Xavier, J.; Yu, Y.; Varma, B.; Lu, Z.; KB, M.; NS, R.; PR, A. K.; Bernardino de la Serna, J.

E-cigarettes have attracted significant attention as a safer substitute for conventional tobacco smoking. However, they have introduced new inhalable toxicants, including benzaldehyde-propylene glycol acetal (BPGA) a chemical adduct produced by cherry-flavoured e-cigarettes. The health risks associated with such flavour- derived acetals remain insufficiently elucidated at the cellular level. This study investigated the role of BPGA in the progression of epithelial-to-mesenchymal transition (EMT)-like changes in alveolar epithelial cells (A549 cells). A549 cells exposed to various concentrations of BPGA were analysed for cell viability, morphology, mitochondrial function, lysosomal health, and cytoskeletal integrity using viability assays and fluorescence imaging. Intracellular reactive oxygen species (ROS) production was quantified using the 2',7'-dichlorodihydrofluorescein diacetate (DCFH-DA) assay. Antioxidant enzyme expression, inflammatory responses, and EMT-associated phenotypic alterations were evaluated using quantitative reverse transcription polymerase chain reaction (qRT-PCR) and immunofluorescence (IF) assays. Exposure of alveolar epithelial cells to BPGA caused a concentration-dependent decrease in cell viability. BPGA exposure resulted in mitochondrial membrane depolarisation, lysosomal damage, cytoskeletal changes, and stress fibre formation, which altered cell morphology. It significantly increased intracellular ROS production. As a result, antioxidant enzyme levels were upregulated as a protective response. However, during severe oxidative stress, this response was overwhelmed. Excess ROS disrupted cellular homeostasis and initiated apoptosis, though not completely.
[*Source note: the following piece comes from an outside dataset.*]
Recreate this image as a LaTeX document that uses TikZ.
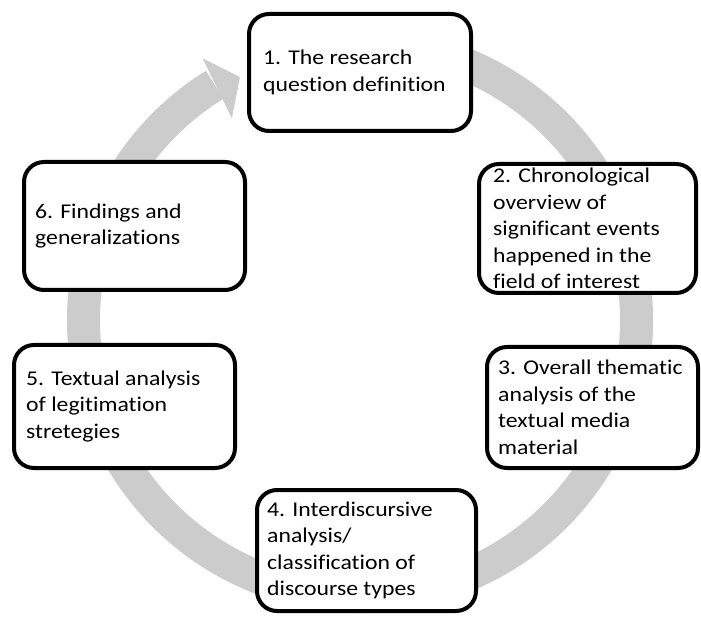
\documentclass[tikz,border=0pt]{standalone}
\usepackage{fontspec}
\setmainfont{Carlito}[FakeStretch=1.13, Ligatures=NoCommon]
\definecolor{ringgray}{RGB}{204,204,204}
\tikzset{
  stagebox/.style={draw=black, fill=white, line width=4pt, rounded corners=20pt, inner sep=0pt},
  stagetext/.style={anchor=west, inner sep=0pt, align=left, font=\fontsize{21}{26.5}\selectfont},
}
\begin{document}
\begin{tikzpicture}[x=1pt,y=1pt]
\useasboundingbox (0,0) rectangle (701,616);
\coordinate (C) at (360,296);
% ring with arrow head
\begin{scope}[shift={(C)}]
  \draw[ringgray, line width=33pt] (100:276.5) arc[start angle=100, end angle=-238.3, radius=276.5];
  \fill[ringgray] (121.0:305) -- (116.3:271) -- (122.4:239) -- cycle;
  \fill[ringgray] (121.0:305) -- (122.4:239) -- (121.7-1.5:260) -- (121.7-1.5:293) -- cycle;
\end{scope}
% boxes
\node[stagebox, minimum width=222pt, minimum height=117pt] (b1) at (360,543.5) {};
\node[stagebox, minimum width=217pt, minimum height=129pt] (b2) at (587.5,387.5) {};
\node[stagebox, minimum width=211pt, minimum height=121pt] (b3) at (592.5,208.5) {};
\node[stagebox, minimum width=219pt, minimum height=121pt] (b4) at (366.5,65.5) {};
\node[stagebox, minimum width=221pt, minimum height=123pt] (b5) at (124.5,209.5) {};
\node[stagebox, minimum width=221pt, minimum height=128pt] (b6) at (134.5,390) {};
% texts
\node[stagetext] (t1) at ([xshift=16pt]b1.west) {1. The research\\question definition};
\node[stagetext] (t2) at ([xshift=16pt]b2.west) {2. Chronological\\overview of\\significant events\\happened in the\\field of interest};
\node[stagetext] (t3) at ([xshift=13pt]b3.west) {3. Overall thematic\\analysis of the\\textual media\\material};
\node[stagetext] (t4) at ([xshift=12pt]b4.west) {4. Interdiscursive\\analysis/\\classification of\\discourse types};
\node[stagetext] (t5) at ([xshift=14pt]b5.west) {5. Textual analysis\\of legitimation\\stretegies};
\node[stagetext] (t6) at ([xshift=13pt]b6.west) {6. Findings and\\generalizations};
\end{tikzpicture}
\end{document}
ROS also acted as a signalling molecule, promoting the upregulation of inflammatory mediators. These changes were associated with altered EMT marker expression, suggesting that BPGA might drive EMT-like remodelling. In conclusion, BPGA, a chemical adduct from e-cigarette vapour, induces alveolar injury by promoting oxidative stress, inflammation, and EMT-related changes, which may explain a mechanism by which e-cigarette exposure could lead to lung injury and pulmonary fibrosis.